The owners of this beautiful home have graciously provided us with the information contained on this segment of our Web Site.
We set out in the summer of 1997 to find a place for a Family Lodge. We traversed both Canada and America only to find the place right here in Arizona, not far from our home.
During the construction of the Lodge there were many that came to visit and the most frequent request was for an open house at it's completion. Though there were still a few things to finish, we chose Christmas as the best time to celebrate its completion. We hope that as you walk (scroll) through the Lodge that you will not only be inspired by the structure but that you will be inspired by its purpose...celebrating our family legacy, religious legacy and this area's rich history. This building will be the repository of as much history as we can find on these three subjects. The inscriptions in the front Great Hall speaks of the need to remember the deeds of those who came before us. Our ancestors left us each a legacy and we believe we should strive to be noble for our posterity. May you leave feeling inspired to and leave your legacy for your family.
"The people who do not revere the deeds of their ancestors,
will never do anything to be remembered by their descendants"
This project began with a desire to build a place for our children and grandchildren to gather for holidays and vacation in the hopes that we could bring contrast between our traditions and time-tested family values with the noise of the world.
"Just as their hands worked the earth, build beautiful homes and pushed handcarts across America, our ancestors' hands can reach across time to support and guide our children on whom the future hopes rest."
There is something in us all from the moment we are born that drives us to do something with our lives that will never be forgotten. Whether your actions are remembered by many or few, the desire burns to leave a legacy lasting impression. We, too have felt this longing, and have spent many hours contemplating how to do this. After 23 years of marriage, we are beginning to experience the harvest of our lives. The family is the most important institution known to man. And so this lodge was built to help our children continue to look back and learn from the greatest teachers we can give them; their family.
"Wherefore, when we build, let us think that we build forever. Let not be for present delight, nor for present use alone; let it be such a work as our descendants will thank us for. And let us think as we lay stone, that a time will come when those stones will be held sacred because our hands have touched them. And men will say as they look upon the labour and wrought substances of them, "See this, our fathers did for us."
We contracted Pioneer Log Homes of British Columbia to build our Family Lodge because of their old-world log craftsmanship. There are two types of log construction...handcrafted log and chink style. The lodge was built with handcrafted log and uses a lateral full scribe and a Norwegian shrink notch system. This precision obviates the need for chinking between the logs (just try to get a blade of a knife in most of the joints). The log structure itself was built in Canada and transported to Arizona in 20 semi-trucks.
The craftsmen are from Canada and Europe. Our Lodge took only two cranes, 8 men and three days to re-assemble...a sight to see! The logs are a western red cedar; an average 20" in diameter but most have butts in excess of 30". The trees that dwarf the men that work on them, have come from the Canadian interior and some from the coastal areas... but all have been plucked from British Columbia's forests.
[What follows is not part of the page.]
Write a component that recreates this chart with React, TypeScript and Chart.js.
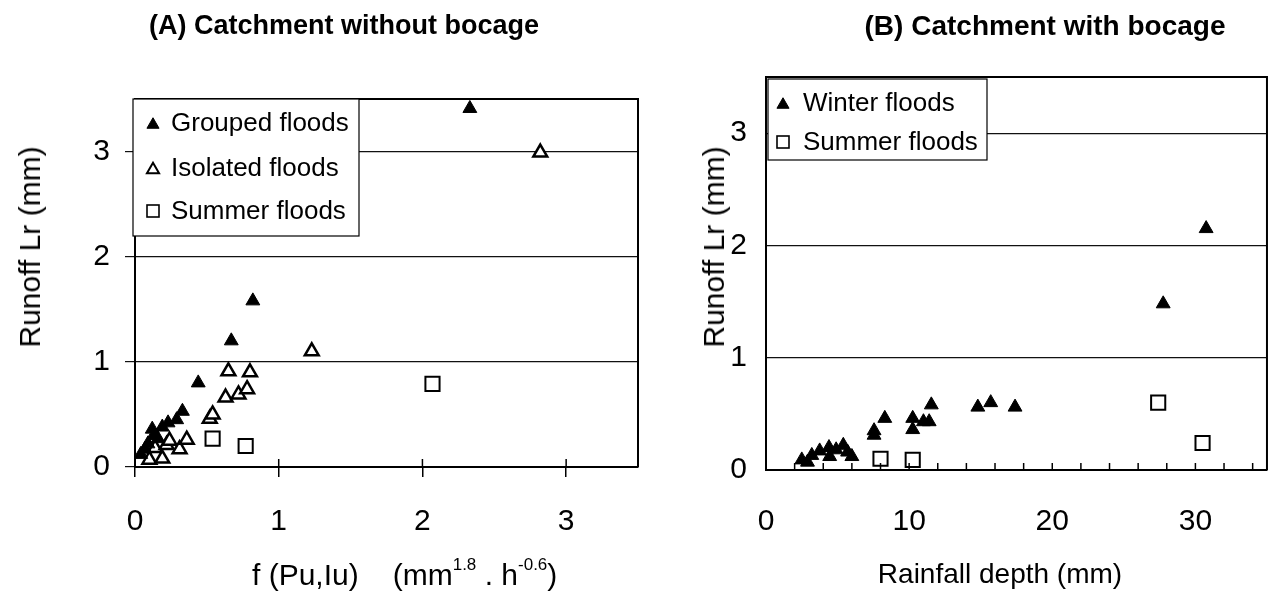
import React, { useEffect, useRef } from 'react';
import { Chart, registerables } from 'chart.js';

Chart.register(...registerables);

const FONT = '"Liberation Sans", Arial, Helvetica, sans-serif';

// ---------- Panel A data : Catchment without bocage ----------
const groupedFloodsA: [number, number][] = [
  [0.04, 0.12], [0.07, 0.17], [0.09, 0.22], [0.12, 0.36], [0.13, 0.30], [0.16, 0.27],
  [0.19, 0.38], [0.23, 0.42], [0.29, 0.45], [0.33, 0.53], [0.44, 0.80], [0.67, 1.20],
  [0.82, 1.58], [2.33, 3.41],
];
const isolatedFloodsA: [number, number][] = [
  [0.10, 0.07], [0.19, 0.08], [0.14, 0.18], [0.22, 0.21], [0.24, 0.25], [0.31, 0.17],
  [0.36, 0.26], [0.52, 0.46], [0.54, 0.50], [0.63, 0.66], [0.65, 0.91], [0.72, 0.69],
  [0.78, 0.74], [0.80, 0.90], [1.23, 1.10], [2.82, 2.99],
];
const summerFloodsA: [number, number][] = [
  [0.54, 0.27], [0.77, 0.20], [2.07, 0.79],
];

// ---------- Panel B data : Catchment with bocage ----------
const winterFloodsB: [number, number][] = [
  [2.5, 0.09], [2.9, 0.07], [3.2, 0.13], [3.75, 0.17], [4.4, 0.20], [4.45, 0.12],
  [4.9, 0.18], [5.4, 0.22], [5.7, 0.16], [6.0, 0.12], [7.55, 0.31], [7.55, 0.35],
  [8.3, 0.46], [10.25, 0.36], [10.25, 0.46], [11.0, 0.43], [11.4, 0.43], [11.55, 0.58],
  [14.8, 0.56], [15.7, 0.60], [17.4, 0.56], [27.75, 1.48], [30.75, 2.15],
];
const summerFloodsB: [number, number][] = [
  [8.0, 0.10], [10.25, 0.09], [27.4, 0.60], [30.5, 0.24],
];

const labelsA = ['Grouped floods', 'Isolated floods', 'Summer floods'];
const labelsB = ['Winter floods', 'Summer floods'];

const toPts = (arr: [number, number][]) => arr.map(([x, y]) => ({ x, y }));

const filledTri = {
  pointStyle: 'triangle', pointRadius: 8, pointHoverRadius: 8,
  backgroundColor: '#000', borderColor: '#000', borderWidth: 1,
};
const openTri = {
  pointStyle: 'triangle', pointRadius: 8, pointHoverRadius: 8,
  backgroundColor: '#fff', borderColor: '#000', borderWidth: 2.5,
};
const openSq = {
  pointStyle: 'rect', pointRadius: 10, pointHoverRadius: 10,
  backgroundColor: '#fff', borderColor: '#000', borderWidth: 2,
};

function drawLegendMarker(ctx: CanvasRenderingContext2D, ds: any, x: number, cy: number) {
  ctx.save();
  ctx.strokeStyle = '#000';
  ctx.fillStyle = ds.backgroundColor;
  if (ds.pointStyle === 'triangle') {
    const r = 7;
    const y = cy + r / 4;
    ctx.beginPath();
    ctx.moveTo(x, y - r);
    ctx.lineTo(x + r * Math.sin((2 * Math.PI) / 3), y + r / 2);
    ctx.lineTo(x - r * Math.sin((2 * Math.PI) / 3), y + r / 2);
    ctx.closePath();
    ctx.fill();
    ctx.lineWidth = ds.backgroundColor === '#000' ? 1 : 2;
    ctx.stroke();
  } else {
    const s = 12;
    ctx.fillRect(x - s / 2, cy - s / 2, s, s);
    ctx.lineWidth = 1.6;
    ctx.strokeRect(x - s / 2, cy - s / 2, s, s);
  }
  ctx.restore();
}

const decorPlugin = {
  id: 'decor',
  afterDatasetsDraw(chart: any, _args: any, opts: any) {
    const { ctx, chartArea: ca } = chart;
    ctx.save();
    // top and right frame
    ctx.strokeStyle = '#000';
    ctx.lineWidth = 2;
    ctx.beginPath();
    ctx.moveTo(ca.left, ca.top);
    ctx.lineTo(ca.right, ca.top);
    ctx.lineTo(ca.right, ca.bottom);
    ctx.stroke();
    // inward x ticks
    const xs = chart.scales.x;
    ctx.lineWidth = 1.5;
    xs.ticks.forEach((t: any) => {
      const px = xs.getPixelForValue(t.value);
      ctx.beginPath();
      ctx.moveTo(px, ca.bottom);
      ctx.lineTo(px, ca.bottom - opts.innerTick);
      ctx.stroke();
    });
    // legend box
    const L = opts.legend;
    const lx = ca.left + L.dx;
    const ly = ca.top + L.dy;
    ctx.fillStyle = '#fff';
    ctx.fillRect(lx, ly, L.w, L.h);
    ctx.lineWidth = 1.2;
    ctx.strokeStyle = '#000';
    ctx.strokeRect(lx, ly, L.w, L.h);
    ctx.font = `${L.fontSize}px ${FONT}`;
    ctx.textBaseline = 'middle';
    ctx.textAlign = 'left';
    chart.data.datasets.forEach((ds: any, i: number) => {
      const cy = ly + L.rows[i];
      drawLegendMarker(ctx, ds, lx + L.markerX, cy);
      ctx.fillStyle = '#000';
      ctx.fillText(ds.label, lx + L.textX, cy + 1);
    });
    ctx.restore();
  },
};

const tickFont = { family: FONT, size: 30 };

function makeConfigA(): any {
  return {
    type: 'scatter',
    data: {
      datasets: [
        { label: labelsA[0], data: toPts(groupedFloodsA), ...filledTri },
        { label: labelsA[1], data: toPts(isolatedFloodsA), ...openTri },
        { label: labelsA[2], data: toPts(summerFloodsA), ...openSq },
      ],
    },
    options: {
      responsive: false,
      animation: false,
      layout: { padding: { left: 0, top: 99, right: 9, bottom: 53 } },
      plugins: {
        legend: { display: false },
        title: { display: false },
        tooltip: { enabled: false },
        decor: {
          innerTick: 8,
          legend: { dx: -2, dy: 0, w: 226, h: 137, rows: [24, 69, 112], markerX: 20, textX: 38, fontSize: 26 },
        },
      },
      scales: {
        x: {
          type: 'linear', min: 0, max: 3.5,
          afterFit: (s: any) => { s.height = 80; },
          ticks: { stepSize: 1, includeBounds: false, autoSkip: false, maxRotation: 0, padding: 27, color: '#000', font: tickFont },
          grid: { drawOnChartArea: false, drawTicks: true, tickLength: 10, color: '#000', lineWidth: 1.5 },
          border: { display: true, color: '#000', width: 2 },
        },
        y: {
          type: 'linear', min: 0, max: 3.5,
          afterFit: (s: any) => { s.width = 135; },
          ticks: { stepSize: 1, includeBounds: false, padding: 15, color: '#000', font: tickFont },
          grid: { drawOnChartArea: true, drawTicks: true, tickLength: 10, color: '#111', lineWidth: 1.2 },
          border: { display: true, color: '#000', width: 2 },
        },
      },
    },
    plugins: [decorPlugin],
  };
}

function makeConfigB(): any {
  return {
    type: 'scatter',
    data: {
      datasets: [
        { label: labelsB[0], data: toPts(winterFloodsB), ...filledTri },
        { label: labelsB[1], data: toPts(summerFloodsB), ...openSq },
      ],
    },
    options: {
      responsive: false,
      animation: false,
      layout: { padding: { left: 0, top: 77, right: 2, bottom: 50 } },
      plugins: {
        legend: { display: false },
        title: { display: false },
        tooltip: { enabled: false },
        decor: {
          innerTick: 7,
          legend: { dx: 2, dy: 2, w: 219, h: 81, rows: [24, 63], markerX: 15, textX: 35, fontSize: 26 },
        },
      },
      scales: {
        x: {
          type: 'linear', min: 0, max: 35,
          afterFit: (s: any) => { s.height = 80; },
          ticks: {
            stepSize: 2, includeBounds: false, autoSkip: false, maxRotation: 0, padding: 34, color: '#000', font: tickFont,
            callback: (v: any) => (Number(v) % 10 === 0 ? String(v) : ''),
          },
          grid: { drawOnChartArea: false, drawTicks: false, color: '#000', lineWidth: 1.5 },
          border: { display: true, color: '#000', width: 2 },
        },
        y: {
          type: 'linear', min: 0, max: 3.5,
          afterFit: (s: any) => { s.width = 116; },
          ticks: { stepSize: 1, includeBounds: false, padding: 19, color: '#000', font: tickFont },
          grid: { drawOnChartArea: true, drawTicks: false, color: '#111', lineWidth: 1.2 },
          border: { display: true, color: '#000', width: 2 },
        },
      },
    },
    plugins: [decorPlugin],
  };
}

const abs = (extra: React.CSSProperties): React.CSSProperties => ({
  position: 'absolute', whiteSpace: 'nowrap', lineHeight: 1, color: '#000', fontFamily: FONT, ...extra,
});

const supStyle: React.CSSProperties = { fontSize: 17, verticalAlign: 'baseline', position: 'relative', top: -15 };

export default function App() {
  const refA = useRef<HTMLCanvasElement>(null);
  const refB = useRef<HTMLCanvasElement>(null);

  useEffect(() => {
    const a = new Chart(refA.current as HTMLCanvasElement, makeConfigA());
    const b = new Chart(refB.current as HTMLCanvasElement, makeConfigB());
    return () => { a.destroy(); b.destroy(); };
  }, []);

  return (
    <div style={{ position: 'absolute', left: 0, top: 0, width: 1287, height: 600, background: '#fff', overflow: 'hidden' }}>
      <canvas ref={refA} width={650} height={600} style={{ position: 'absolute', left: 0, top: 0, width: 650, height: 600 }} />
      <canvas ref={refB} width={637} height={600} style={{ position: 'absolute', left: 650, top: 0, width: 637, height: 600 }} />

      <div style={abs({ left: 344, top: 12, transform: 'translateX(-50%)', fontSize: 27, fontWeight: 'bold' })}>
        (A) Catchment without bocage
      </div>
      <div style={abs({ left: 1045, top: 12, transform: 'translateX(-50%)', fontSize: 28, fontWeight: 'bold' })}>
        (B) Catchment with bocage
      </div>

      <div style={abs({ left: 30, top: 247, transform: 'translate(-50%, -50%) rotate(-90deg)', fontSize: 30 })}>
        Runoff Lr (mm)
      </div>
      <div style={abs({ left: 714, top: 247, transform: 'translate(-50%, -50%) rotate(-90deg)', fontSize: 30 })}>
        Runoff Lr (mm)
      </div>

      <div style={abs({ left: 252, top: 560, fontSize: 30 })}>
        f (Pu,Iu)
        <span style={{ marginLeft: 34 }}>
          (mm<sup style={supStyle}>1.8</sup> . h<sup style={supStyle}>-0.6</sup>)
        </span>
      </div>
      <div style={abs({ left: 1000, top: 560, transform: 'translateX(-50%)', fontSize: 28 })}>
        Rainfall depth (mm)
      </div>
    </div>
  );
}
Inland western red cedar is the most bug, rot, and shrink resistant of all woods. With the life expectancy of our log structure is at least 500 years.
We made every effort to have materials that would compliment the logs and last just as long. The roof is all copper from Arizona mines. All logs are hand-peeled with a drawknife and the joints are finished with axes and slicks to highlight handcrafted quality. All the cobble work you see is stone from the adjacent creek. The flagstone rock is Canadian glacial quartz that measures a 9 in hardness on a scale of 1 to 10. The stone masons agreed that it is the hardest stone they have ever cut. They went through two blades a day. With most rock you go through 2 blades a month.